_Given request_.
Give all the lines below again, exactly, with no pictures.

_Dataset extract_.

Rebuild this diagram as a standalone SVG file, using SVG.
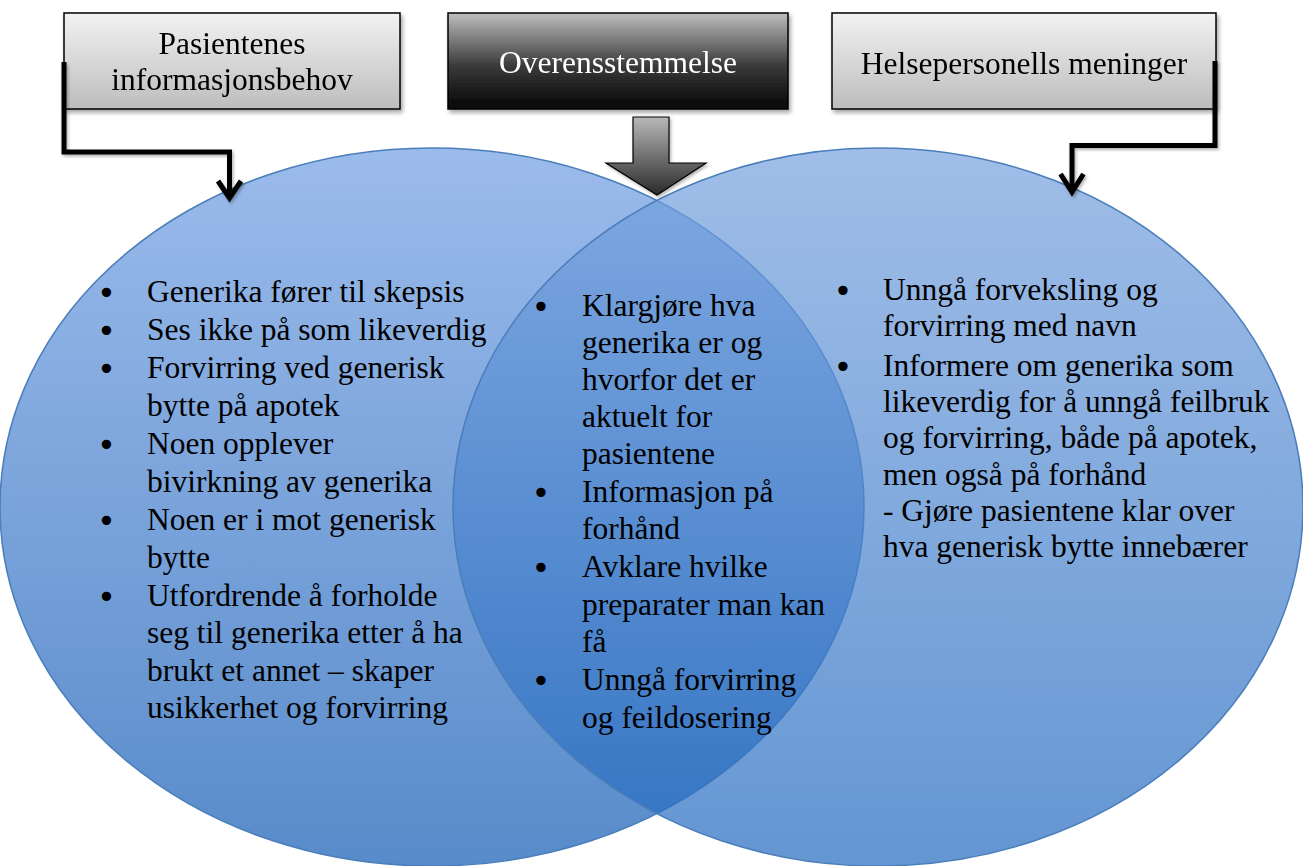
<svg xmlns="http://www.w3.org/2000/svg" width="1303" height="866" viewBox="0 0 1303 866">
<style>
  .t { font-family: "Liberation Serif", "Times New Roman", serif; font-size: 31.5px; fill: #000; }
  .b { font-family: "DejaVu Sans", sans-serif; font-size: 32px; fill: #000; }
  .bt { font-family: "Liberation Serif", "Times New Roman", serif; font-size: 31.5px; text-anchor: middle; }
  .conn { fill: none; stroke: #000; stroke-width: 5; stroke-linejoin: miter; }
  .venn { stroke: #4A7EBB; stroke-width: 1.5; }
</style>
<defs>
  <linearGradient id="gLight" x1="0" y1="0" x2="0" y2="1">
    <stop offset="0" stop-color="#F2F2F2"/>
    <stop offset="1" stop-color="#BDBDBD"/>
  </linearGradient>
  <linearGradient id="gDark" x1="0" y1="0" x2="0" y2="1">
    <stop offset="0" stop-color="#BEBEBE"/>
    <stop offset="0.55" stop-color="#3A3A3A"/>
    <stop offset="1" stop-color="#050505"/>
  </linearGradient>
  <linearGradient id="gArrow" x1="0" y1="0" x2="0" y2="1">
    <stop offset="0" stop-color="#B8B8B8"/>
    <stop offset="1" stop-color="#2A2A2A"/>
  </linearGradient>
  <linearGradient id="gLeft" gradientUnits="userSpaceOnUse" x1="0" y1="148" x2="0" y2="866">
    <stop offset="0" stop-color="#9BBBEB"/>
    <stop offset="1" stop-color="#588BCA"/>
  </linearGradient>
  <linearGradient id="gRight" gradientUnits="userSpaceOnUse" x1="0" y1="148" x2="0" y2="866">
    <stop offset="0" stop-color="#77A2DE"/>
    <stop offset="1" stop-color="#2269BF"/>
  </linearGradient>
  <filter id="sh" x="-10%" y="-10%" width="130%" height="140%">
    <feDropShadow dx="2" dy="3" stdDeviation="2" flood-color="#000" flood-opacity="0.35"/>
  </filter>
  <filter id="shs" x="-10%" y="-10%" width="130%" height="140%">
    <feDropShadow dx="1.5" dy="2" stdDeviation="1.5" flood-color="#000" flood-opacity="0.3"/>
  </filter>
</defs>
<rect width="1303" height="866" fill="#FFFFFF"/>

<g id="circle-left">
  <ellipse class="venn" cx="432" cy="507" rx="432" ry="359" fill="url(#gLeft)"/>
</g>
<g id="circle-right">
  <ellipse class="venn" cx="878" cy="507" rx="425" ry="359" fill="url(#gRight)" fill-opacity="0.7"/>
</g>

<g id="box-left" filter="url(#sh)">
  <rect x="64" y="13" width="336" height="96" fill="url(#gLight)" stroke="#000" stroke-width="1.5"/>
  <text class="bt" x="232" y="54">Pasientenes</text>
  <text class="bt" x="232" y="90">informasjonsbehov</text>
</g>
<g id="box-center" filter="url(#sh)">
  <rect x="448" y="13" width="340" height="96" fill="url(#gDark)" stroke="#000" stroke-width="1.5"/>
  <text class="bt" x="618" y="73" fill="#FFFFFF">Overensstemmelse</text>
</g>
<g id="box-right" filter="url(#sh)">
  <rect x="832" y="13" width="384" height="96" fill="url(#gLight)" stroke="#000" stroke-width="1.5"/>
  <text class="bt" x="1024" y="74">Helsepersonells meninger</text>
</g>

<g id="connectors">
  <g filter="url(#shs)">
    <path class="conn" d="M64 62 V152 H229.5 V197"/>
    <path class="conn" d="M218 181 L229.5 198 L241 181"/>
    <path class="conn" d="M1215 61 V145.5 H1072 V191"/>
    <path class="conn" d="M1060.5 174 L1072 192 L1083.5 174"/>
  </g>
  <path d="M633 117 H669 V163 H706 L657 195 L606 163 H633 Z" fill="url(#gArrow)" stroke="#000" stroke-width="1.2" filter="url(#shs)"/>
</g>

<g id="text-left">
  <text class="b" x="97" y="304">•</text>
  <text class="b" x="97" y="342">•</text>
  <text class="b" x="97" y="380">•</text>
  <text class="b" x="97" y="456">•</text>
  <text class="b" x="97" y="532">•</text>
  <text class="b" x="97" y="608">•</text>
  <text class="t" x="147" y="302">Generika fører til skepsis</text>
  <text class="t" x="147" y="340">Ses ikke på som likeverdig</text>
  <text class="t" x="147" y="378">Forvirring ved generisk</text>
  <text class="t" x="147" y="416">bytte på apotek</text>
  <text class="t" x="147" y="454">Noen opplever</text>
  <text class="t" x="147" y="492">bivirkning av generika</text>
  <text class="t" x="147" y="530">Noen er i mot generisk</text>
  <text class="t" x="147" y="568">bytte</text>
  <text class="t" x="147" y="606">Utfordrende å forholde</text>
  <text class="t" x="147" y="643">seg til generika etter å ha</text>
  <text class="t" x="147" y="681">brukt et annet – skaper</text>
  <text class="t" x="147" y="718">usikkerhet og forvirring</text>
</g>

<g id="text-center">
  <text class="b" x="531.5" y="318">•</text>
  <text class="b" x="531.5" y="504">•</text>
  <text class="b" x="531.5" y="579">•</text>
  <text class="b" x="531.5" y="692">•</text>
  <text class="t" x="582" y="316">Klargjøre hva</text>
  <text class="t" x="582" y="353">generika er og</text>
  <text class="t" x="582" y="390">hvorfor det er</text>
  <text class="t" x="582" y="427">aktuelt for</text>
  <text class="t" x="582" y="464">pasientene</text>
  <text class="t" x="582" y="502">Informasjon på</text>
  <text class="t" x="582" y="539">forhånd</text>
  <text class="t" x="582" y="577">Avklare hvilke</text>
  <text class="t" x="582" y="615">preparater man kan</text>
  <text class="t" x="582" y="652">få</text>
  <text class="t" x="582" y="690">Unngå forvirring</text>
  <text class="t" x="582" y="728">og feildosering</text>
</g>

<g id="text-right">
  <text class="b" x="833.5" y="302">•</text>
  <text class="b" x="833.5" y="378">•</text>
  <text class="t" x="883" y="300">Unngå forveksling og</text>
  <text class="t" x="883" y="336">forvirring med navn</text>
  <text class="t" x="883" y="376">Informere om generika som</text>
  <text class="t" x="883" y="412">likeverdig for å unngå feilbruk</text>
  <text class="t" x="883" y="448">og forvirring, både på apotek,</text>
  <text class="t" x="883" y="485">men også på forhånd</text>
  <text class="t" x="883" y="521">- Gjøre pasientene klar over</text>
  <text class="t" x="883" y="557">hva generisk bytte innebærer</text>
</g>
</svg>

_Exercise solution_.
Rebuild this diagram as a standalone SVG file, using SVG.
<svg xmlns="http://www.w3.org/2000/svg" width="1303" height="866" viewBox="0 0 1303 866">
<style>
  .t { font-family: "Liberation Serif", "Times New Roman", serif; font-size: 31.5px; fill: #000; }
  .b { font-family: "DejaVu Sans", sans-serif; font-size: 32px; fill: #000; }
  .bt { font-family: "Liberation Serif", "Times New Roman", serif; font-size: 31.5px; text-anchor: middle; }
  .conn { fill: none; stroke: #000; stroke-width: 5; stroke-linejoin: miter; }
  .venn { stroke: #4A7EBB; stroke-width: 1.5; }
</style>
<defs>
  <linearGradient id="gLight" x1="0" y1="0" x2="0" y2="1">
    <stop offset="0" stop-color="#F2F2F2"/>
    <stop offset="1" stop-color="#BDBDBD"/>
  </linearGradient>
  <linearGradient id="gDark" x1="0" y1="0" x2="0" y2="1">
    <stop offset="0" stop-color="#BEBEBE"/>
    <stop offset="0.55" stop-color="#3A3A3A"/>
    <stop offset="1" stop-color="#050505"/>
  </linearGradient>
  <linearGradient id="gArrow" x1="0" y1="0" x2="0" y2="1">
    <stop offset="0" stop-color="#B8B8B8"/>
    <stop offset="1" stop-color="#2A2A2A"/>
  </linearGradient>
  <linearGradient id="gLeft" gradientUnits="userSpaceOnUse" x1="0" y1="148" x2="0" y2="866">
    <stop offset="0" stop-color="#9BBBEB"/>
    <stop offset="1" stop-color="#588BCA"/>
  </linearGradient>
  <linearGradient id="gRight" gradientUnits="userSpaceOnUse" x1="0" y1="148" x2="0" y2="866">
    <stop offset="0" stop-color="#77A2DE"/>
    <stop offset="1" stop-color="#2269BF"/>
  </linearGradient>
  <filter id="sh" x="-10%" y="-10%" width="130%" height="140%">
    <feDropShadow dx="2" dy="3" stdDeviation="2" flood-color="#000" flood-opacity="0.35"/>
  </filter>
  <filter id="shs" x="-10%" y="-10%" width="130%" height="140%">
    <feDropShadow dx="1.5" dy="2" stdDeviation="1.5" flood-color="#000" flood-opacity="0.3"/>
  </filter>
</defs>
<rect width="1303" height="866" fill="#FFFFFF"/>

<g id="circle-left">
  <ellipse class="venn" cx="432" cy="507" rx="432" ry="359" fill="url(#gLeft)"/>
</g>
<g id="circle-right">
  <ellipse class="venn" cx="878" cy="507" rx="425" ry="359" fill="url(#gRight)" fill-opacity="0.7"/>
</g>

<g id="box-left" filter="url(#sh)">
  <rect x="64" y="13" width="336" height="96" fill="url(#gLight)" stroke="#000" stroke-width="1.5"/>
  <text class="bt" x="232" y="54">Pasientenes</text>
  <text class="bt" x="232" y="90">informasjonsbehov</text>
</g>
<g id="box-center" filter="url(#sh)">
  <rect x="448" y="13" width="340" height="96" fill="url(#gDark)" stroke="#000" stroke-width="1.5"/>
  <text class="bt" x="618" y="73" fill="#FFFFFF">Overensstemmelse</text>
</g>
<g id="box-right" filter="url(#sh)">
  <rect x="832" y="13" width="384" height="96" fill="url(#gLight)" stroke="#000" stroke-width="1.5"/>
  <text class="bt" x="1024" y="74">Helsepersonells meninger</text>
</g>

<g id="connectors">
  <g filter="url(#shs)">
    <path class="conn" d="M64 62 V152 H229.5 V197"/>
    <path class="conn" d="M218 181 L229.5 198 L241 181"/>
    <path class="conn" d="M1215 61 V145.5 H1072 V191"/>
    <path class="conn" d="M1060.5 174 L1072 192 L1083.5 174"/>
  </g>
  <path d="M633 117 H669 V163 H706 L657 195 L606 163 H633 Z" fill="url(#gArrow)" stroke="#000" stroke-width="1.2" filter="url(#shs)"/>
</g>

<g id="text-left">
  <text class="b" x="97" y="304">•</text>
  <text class="b" x="97" y="342">•</text>
  <text class="b" x="97" y="380">•</text>
  <text class="b" x="97" y="456">•</text>
  <text class="b" x="97" y="532">•</text>
  <text class="b" x="97" y="608">•</text>
  <text class="t" x="147" y="302">Generika fører til skepsis</text>
  <text class="t" x="147" y="340">Ses ikke på som likeverdig</text>
  <text class="t" x="147" y="378">Forvirring ved generisk</text>
  <text class="t" x="147" y="416">bytte på apotek</text>
  <text class="t" x="147" y="454">Noen opplever</text>
  <text class="t" x="147" y="492">bivirkning av generika</text>
  <text class="t" x="147" y="530">Noen er i mot generisk</text>
  <text class="t" x="147" y="568">bytte</text>
  <text class="t" x="147" y="606">Utfordrende å forholde</text>
  <text class="t" x="147" y="643">seg til generika etter å ha</text>
  <text class="t" x="147" y="681">brukt et annet – skaper</text>
  <text class="t" x="147" y="718">usikkerhet og forvirring</text>
</g>

<g id="text-center">
  <text class="b" x="531.5" y="318">•</text>
  <text class="b" x="531.5" y="504">•</text>
  <text class="b" x="531.5" y="579">•</text>
  <text class="b" x="531.5" y="692">•</text>
  <text class="t" x="582" y="316">Klargjøre hva</text>
  <text class="t" x="582" y="353">generika er og</text>
  <text class="t" x="582" y="390">hvorfor det er</text>
  <text class="t" x="582" y="427">aktuelt for</text>
  <text class="t" x="582" y="464">pasientene</text>
  <text class="t" x="582" y="502">Informasjon på</text>
  <text class="t" x="582" y="539">forhånd</text>
  <text class="t" x="582" y="577">Avklare hvilke</text>
  <text class="t" x="582" y="615">preparater man kan</text>
  <text class="t" x="582" y="652">få</text>
  <text class="t" x="582" y="690">Unngå forvirring</text>
  <text class="t" x="582" y="728">og feildosering</text>
</g>

<g id="text-right">
  <text class="b" x="833.5" y="302">•</text>
  <text class="b" x="833.5" y="378">•</text>
  <text class="t" x="883" y="300">Unngå forveksling og</text>
  <text class="t" x="883" y="336">forvirring med navn</text>
  <text class="t" x="883" y="376">Informere om generika som</text>
  <text class="t" x="883" y="412">likeverdig for å unngå feilbruk</text>
  <text class="t" x="883" y="448">og forvirring, både på apotek,</text>
  <text class="t" x="883" y="485">men også på forhånd</text>
  <text class="t" x="883" y="521">- Gjøre pasientene klar over</text>
  <text class="t" x="883" y="557">hva generisk bytte innebærer</text>
</g>
</svg>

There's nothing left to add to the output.